After being inspired by other animators, Ryan Gregg wanted to try his hand at creating his own clay characters.
The eighth-grader has been making videos on his YouTube channel, which has amassed just over 2,200 subscribers, for the past year following a viral video of him playing out the “Spongebob Squarepants” theme song.
The video currently sits at 1.4 million views.
“I felt really cool,” he said. “It felt nice to see that my work’s getting out there and people are seeing it.”
“At first it was kind of crazy because he’d spend all of this time in his room, and the sun will be out and the weather’s nice, but then you see the stuff that comes out and see what he’s working on,” said his dad, Thomas.

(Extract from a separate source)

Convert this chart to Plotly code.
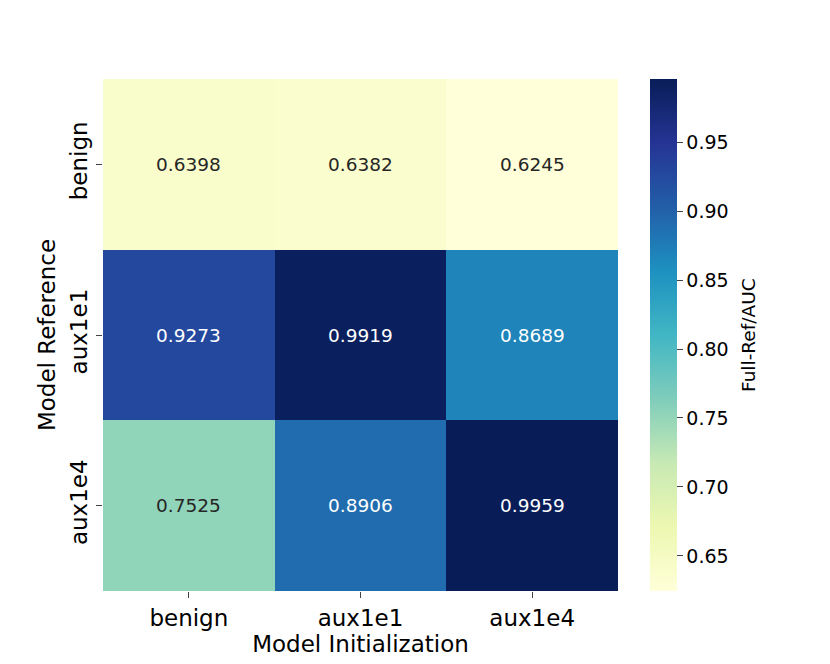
import plotly.graph_objects as go

# model initialization (columns) and model reference (rows)
init_labels = ['benign', 'aux1e1', 'aux1e4']
ref_labels = ['benign', 'aux1e1', 'aux1e4']

auc_benign = [0.6398, 0.6382, 0.6245]
auc_aux1e1 = [0.9273, 0.9919, 0.8689]
auc_aux1e4 = [0.7525, 0.8906, 0.9959]

cbar_ticks = [0.65, 0.70, 0.75, 0.80, 0.85, 0.90, 0.95]

z = [auc_benign, auc_aux1e1, auc_aux1e4]
zmin = min(min(r) for r in z)
zmax = max(max(r) for r in z)

fig = go.Figure()
fig.add_trace(go.Heatmap(
    z=z, x=init_labels, y=ref_labels,
    colorscale='YlGnBu', zmin=zmin, zmax=zmax,
    colorbar=dict(
        x=1.062, xanchor='left', xpad=0, y=0.5, yanchor='middle', ypad=0,
        len=1.0, thickness=27, outlinewidth=0,
        tickvals=cbar_ticks, ticktext=['%.2f' % t for t in cbar_ticks],
        ticks='outside', ticklen=6, tickfont=dict(size=19, color='#000'),
    ),
))

# colorbar label, placed by hand so it sits where matplotlib puts it
fig.add_annotation(
    xref='paper', yref='paper', x=1.2524, y=0.5, xanchor='center', yanchor='middle',
    text='Full-Ref/AUC', textangle=-90, showarrow=False,
    font=dict(size=18.5, color='#000'),
)

# cell labels, white on the dark cells like seaborn does
for i, row in enumerate(z):
    for j, v in enumerate(row):
        frac = (v - zmin) / (zmax - zmin)
        fig.add_annotation(
            x=init_labels[j], y=ref_labels[i], text='%.4f' % v, showarrow=False,
            font=dict(size=18.5, color='white' if frac > 0.45 else '#262626'),
        )

fig.update_layout(
    width=830, height=664,
    margin=dict(l=95, r=220, t=71, b=81),
    paper_bgcolor='white', plot_bgcolor='white',
    font=dict(family='DejaVu Sans', color='#000'),
    xaxis=dict(
        title=dict(text='Model Initialization', font=dict(size=23), standoff=6),
        tickfont=dict(size=23), ticks='outside', ticklen=6, showgrid=False, zeroline=False,
    ),
    yaxis=dict(
        title=dict(text='Model Reference', font=dict(size=23), standoff=3),
        tickfont=dict(size=23), tickangle=-90, ticks='outside', ticklen=6,
        autorange='reversed', showgrid=False, zeroline=False,
    ),
)

fig.write_html("out.html")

Ryan said it takes him about an hour to make most characters and at least two weeks to create the episodes. Some of the characters and their plot lines come from his personal life such as a figurine of former Superintendent Bob Fisicaro (of Mantua Schools), or a Captain Canada (spoof of Captain America).

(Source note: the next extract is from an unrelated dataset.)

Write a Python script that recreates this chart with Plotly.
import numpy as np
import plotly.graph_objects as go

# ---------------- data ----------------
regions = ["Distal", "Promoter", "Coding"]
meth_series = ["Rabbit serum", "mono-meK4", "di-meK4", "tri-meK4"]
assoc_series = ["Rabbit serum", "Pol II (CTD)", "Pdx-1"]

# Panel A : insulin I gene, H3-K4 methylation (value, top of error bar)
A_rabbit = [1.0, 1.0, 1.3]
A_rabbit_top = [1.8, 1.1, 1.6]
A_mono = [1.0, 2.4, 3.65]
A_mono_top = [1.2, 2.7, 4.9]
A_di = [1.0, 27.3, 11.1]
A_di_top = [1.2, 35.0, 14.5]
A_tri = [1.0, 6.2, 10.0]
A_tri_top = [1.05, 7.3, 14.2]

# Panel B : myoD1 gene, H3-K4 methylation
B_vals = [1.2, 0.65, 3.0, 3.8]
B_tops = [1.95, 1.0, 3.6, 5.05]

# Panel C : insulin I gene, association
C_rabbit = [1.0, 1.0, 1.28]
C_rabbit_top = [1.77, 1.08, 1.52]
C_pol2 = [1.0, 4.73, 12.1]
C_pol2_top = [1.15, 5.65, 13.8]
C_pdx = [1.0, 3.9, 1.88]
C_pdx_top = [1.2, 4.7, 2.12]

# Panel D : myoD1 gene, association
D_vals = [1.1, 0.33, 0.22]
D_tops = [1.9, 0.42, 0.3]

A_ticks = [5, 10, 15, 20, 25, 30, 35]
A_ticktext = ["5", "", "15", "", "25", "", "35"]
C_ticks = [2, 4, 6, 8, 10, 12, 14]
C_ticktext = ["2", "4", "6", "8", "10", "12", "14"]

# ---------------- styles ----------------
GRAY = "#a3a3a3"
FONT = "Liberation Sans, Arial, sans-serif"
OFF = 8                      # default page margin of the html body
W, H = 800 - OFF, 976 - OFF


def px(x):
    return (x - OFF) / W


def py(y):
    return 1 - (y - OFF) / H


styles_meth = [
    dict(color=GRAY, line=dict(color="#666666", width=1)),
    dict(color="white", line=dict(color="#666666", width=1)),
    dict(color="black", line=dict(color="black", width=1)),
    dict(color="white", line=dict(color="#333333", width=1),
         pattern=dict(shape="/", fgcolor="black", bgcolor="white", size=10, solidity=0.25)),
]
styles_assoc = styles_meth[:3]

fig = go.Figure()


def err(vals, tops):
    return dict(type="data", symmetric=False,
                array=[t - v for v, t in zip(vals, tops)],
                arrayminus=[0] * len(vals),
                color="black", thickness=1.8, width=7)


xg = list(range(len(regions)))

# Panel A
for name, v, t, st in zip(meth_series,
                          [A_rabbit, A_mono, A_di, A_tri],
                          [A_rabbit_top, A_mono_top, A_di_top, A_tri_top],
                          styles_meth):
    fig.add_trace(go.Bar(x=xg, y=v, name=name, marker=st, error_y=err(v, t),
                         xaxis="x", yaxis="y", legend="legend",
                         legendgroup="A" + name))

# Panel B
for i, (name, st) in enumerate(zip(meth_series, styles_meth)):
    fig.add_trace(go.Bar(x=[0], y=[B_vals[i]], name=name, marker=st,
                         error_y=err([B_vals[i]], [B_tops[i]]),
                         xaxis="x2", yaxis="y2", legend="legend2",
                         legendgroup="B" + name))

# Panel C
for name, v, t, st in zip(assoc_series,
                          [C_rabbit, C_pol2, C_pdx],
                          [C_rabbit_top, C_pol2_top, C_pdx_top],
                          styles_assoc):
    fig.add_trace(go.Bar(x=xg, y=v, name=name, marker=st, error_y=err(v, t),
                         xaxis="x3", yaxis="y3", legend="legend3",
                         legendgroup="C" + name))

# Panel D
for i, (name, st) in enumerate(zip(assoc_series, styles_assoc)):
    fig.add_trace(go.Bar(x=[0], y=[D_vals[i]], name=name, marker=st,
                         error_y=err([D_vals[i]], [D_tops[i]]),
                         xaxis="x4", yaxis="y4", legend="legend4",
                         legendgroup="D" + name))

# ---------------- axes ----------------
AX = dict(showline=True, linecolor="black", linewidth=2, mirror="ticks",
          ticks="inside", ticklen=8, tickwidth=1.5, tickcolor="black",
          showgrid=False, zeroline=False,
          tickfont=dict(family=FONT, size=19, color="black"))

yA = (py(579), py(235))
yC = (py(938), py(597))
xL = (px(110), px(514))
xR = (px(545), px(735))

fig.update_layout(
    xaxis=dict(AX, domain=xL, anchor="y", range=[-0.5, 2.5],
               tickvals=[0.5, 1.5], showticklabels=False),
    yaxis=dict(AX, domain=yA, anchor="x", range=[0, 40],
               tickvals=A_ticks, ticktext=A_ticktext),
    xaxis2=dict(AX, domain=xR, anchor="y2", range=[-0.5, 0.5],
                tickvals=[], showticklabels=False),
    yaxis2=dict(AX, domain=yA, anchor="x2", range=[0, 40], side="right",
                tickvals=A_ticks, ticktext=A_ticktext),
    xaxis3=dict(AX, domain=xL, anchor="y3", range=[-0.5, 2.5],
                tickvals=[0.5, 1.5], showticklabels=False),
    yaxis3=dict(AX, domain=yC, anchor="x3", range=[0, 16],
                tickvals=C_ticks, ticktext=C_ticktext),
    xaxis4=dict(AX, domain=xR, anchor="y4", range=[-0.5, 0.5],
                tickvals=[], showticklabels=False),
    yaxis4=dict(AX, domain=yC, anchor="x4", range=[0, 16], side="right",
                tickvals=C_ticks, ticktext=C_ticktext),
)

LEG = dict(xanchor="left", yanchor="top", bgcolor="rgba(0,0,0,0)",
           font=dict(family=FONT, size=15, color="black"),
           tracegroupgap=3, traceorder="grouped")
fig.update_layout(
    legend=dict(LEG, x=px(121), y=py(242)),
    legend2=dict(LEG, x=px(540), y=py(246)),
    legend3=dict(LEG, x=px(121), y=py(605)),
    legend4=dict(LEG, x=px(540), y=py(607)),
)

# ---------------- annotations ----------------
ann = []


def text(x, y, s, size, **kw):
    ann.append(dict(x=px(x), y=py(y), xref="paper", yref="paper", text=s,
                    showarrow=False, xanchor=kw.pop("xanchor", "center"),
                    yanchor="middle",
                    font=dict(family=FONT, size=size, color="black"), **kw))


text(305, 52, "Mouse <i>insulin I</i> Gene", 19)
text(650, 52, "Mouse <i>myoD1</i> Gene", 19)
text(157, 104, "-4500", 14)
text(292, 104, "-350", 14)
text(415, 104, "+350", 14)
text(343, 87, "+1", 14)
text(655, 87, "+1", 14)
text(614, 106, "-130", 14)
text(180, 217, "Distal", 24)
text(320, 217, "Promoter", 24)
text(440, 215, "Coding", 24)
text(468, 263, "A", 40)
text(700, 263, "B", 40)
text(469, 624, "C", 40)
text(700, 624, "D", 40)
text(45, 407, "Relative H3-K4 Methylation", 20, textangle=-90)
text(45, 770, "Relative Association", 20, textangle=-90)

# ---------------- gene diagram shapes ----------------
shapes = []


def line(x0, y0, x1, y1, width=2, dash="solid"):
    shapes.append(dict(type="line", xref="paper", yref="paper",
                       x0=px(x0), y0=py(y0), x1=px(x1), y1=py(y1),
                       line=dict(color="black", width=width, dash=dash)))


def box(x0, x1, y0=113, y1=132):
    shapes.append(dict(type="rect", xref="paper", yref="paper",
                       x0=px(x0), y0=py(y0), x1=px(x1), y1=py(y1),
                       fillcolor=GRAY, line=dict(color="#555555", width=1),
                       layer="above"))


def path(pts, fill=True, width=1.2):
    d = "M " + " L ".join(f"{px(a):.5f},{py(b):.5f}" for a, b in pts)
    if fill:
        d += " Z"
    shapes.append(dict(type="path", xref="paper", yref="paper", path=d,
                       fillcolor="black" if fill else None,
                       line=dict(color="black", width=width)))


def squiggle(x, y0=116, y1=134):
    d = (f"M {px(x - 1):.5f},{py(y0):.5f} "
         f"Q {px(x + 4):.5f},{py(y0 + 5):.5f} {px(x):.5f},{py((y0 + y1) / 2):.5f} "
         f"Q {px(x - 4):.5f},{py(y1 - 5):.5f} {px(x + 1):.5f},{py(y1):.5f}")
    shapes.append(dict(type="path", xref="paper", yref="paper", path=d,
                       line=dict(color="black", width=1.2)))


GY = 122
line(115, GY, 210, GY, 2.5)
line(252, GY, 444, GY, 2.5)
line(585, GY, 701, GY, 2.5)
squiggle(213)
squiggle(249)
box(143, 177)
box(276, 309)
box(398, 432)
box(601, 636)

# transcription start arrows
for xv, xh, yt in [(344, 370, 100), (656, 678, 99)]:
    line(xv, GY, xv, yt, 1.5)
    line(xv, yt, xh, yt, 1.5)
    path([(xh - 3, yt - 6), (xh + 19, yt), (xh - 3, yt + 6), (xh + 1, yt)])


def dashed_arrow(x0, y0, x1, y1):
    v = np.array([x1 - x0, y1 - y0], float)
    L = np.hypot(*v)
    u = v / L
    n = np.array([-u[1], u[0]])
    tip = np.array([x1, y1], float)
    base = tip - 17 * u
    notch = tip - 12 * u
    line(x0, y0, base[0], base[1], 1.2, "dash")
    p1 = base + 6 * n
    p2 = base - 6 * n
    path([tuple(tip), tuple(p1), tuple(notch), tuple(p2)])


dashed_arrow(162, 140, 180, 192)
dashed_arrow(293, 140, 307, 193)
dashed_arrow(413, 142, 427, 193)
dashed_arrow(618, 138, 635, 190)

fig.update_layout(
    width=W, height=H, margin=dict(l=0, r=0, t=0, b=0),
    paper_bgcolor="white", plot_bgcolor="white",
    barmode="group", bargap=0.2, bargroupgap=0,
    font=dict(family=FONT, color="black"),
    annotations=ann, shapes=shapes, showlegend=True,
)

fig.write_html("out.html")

Animators such as the late Will Vinton, Nick Park who did the famous “Wallace and Gromit” series and a YouTuber Alan Becker were some of Ryan’s biggest inspirations. He hopes to provide inspiration to others to create their own claymation videos.
Ryan said there aren’t many opportunities at the middle school for him to further develop his hobby other than an art club, and he is actively seeking to enter GCIT’s competitive digital media academic program.
“It’s interesting because it’s such a unique hobby,” said Thomas. “To have him talk about doing it forever, as far as going to college for it and furthering his education in it, and just getting better is great.”
He added Ryan’s hobby is “low-cost” being that the clay he uses ranges from $15 to $20, and the app he uses to create the videos is roughly $4.
Since his first character, Ryan has made alterations in how he physically keeps them standing after a number of them started to fall apart.
“I came up with this thing where I’d put in a Q-Tip in its back, but it was too short,” said Ryan. “So I got my dad to give me a few coffee stirrers, and I can cut them up for the height.”
While this is his hobby, Ryan said he will sometimes use his skills for class projects. He recalled when his group in a science class had to create a diorama, and he volunteered to create a clay volcano and its backdrop.
Ryan admitted his favorite part of this hobby is creating the characters, some of which don’t make it into videos such as “Count Chocula.”
“It’s probably pretty relaxing and therapeutic for him,” said Thomas. “He can be involved as much or as little as he wants, he’s only 14 and has a ways to go. We seek to nurture it and help him grow and support his hobby.”
“I’ll draw something and it’s very cool and nice to breathe life what looks like a lifeless lump of clay,” said Ryan.
Ryan’s YouTube channel can be found by searching “Classy Star” in the search box and selecting “channels.”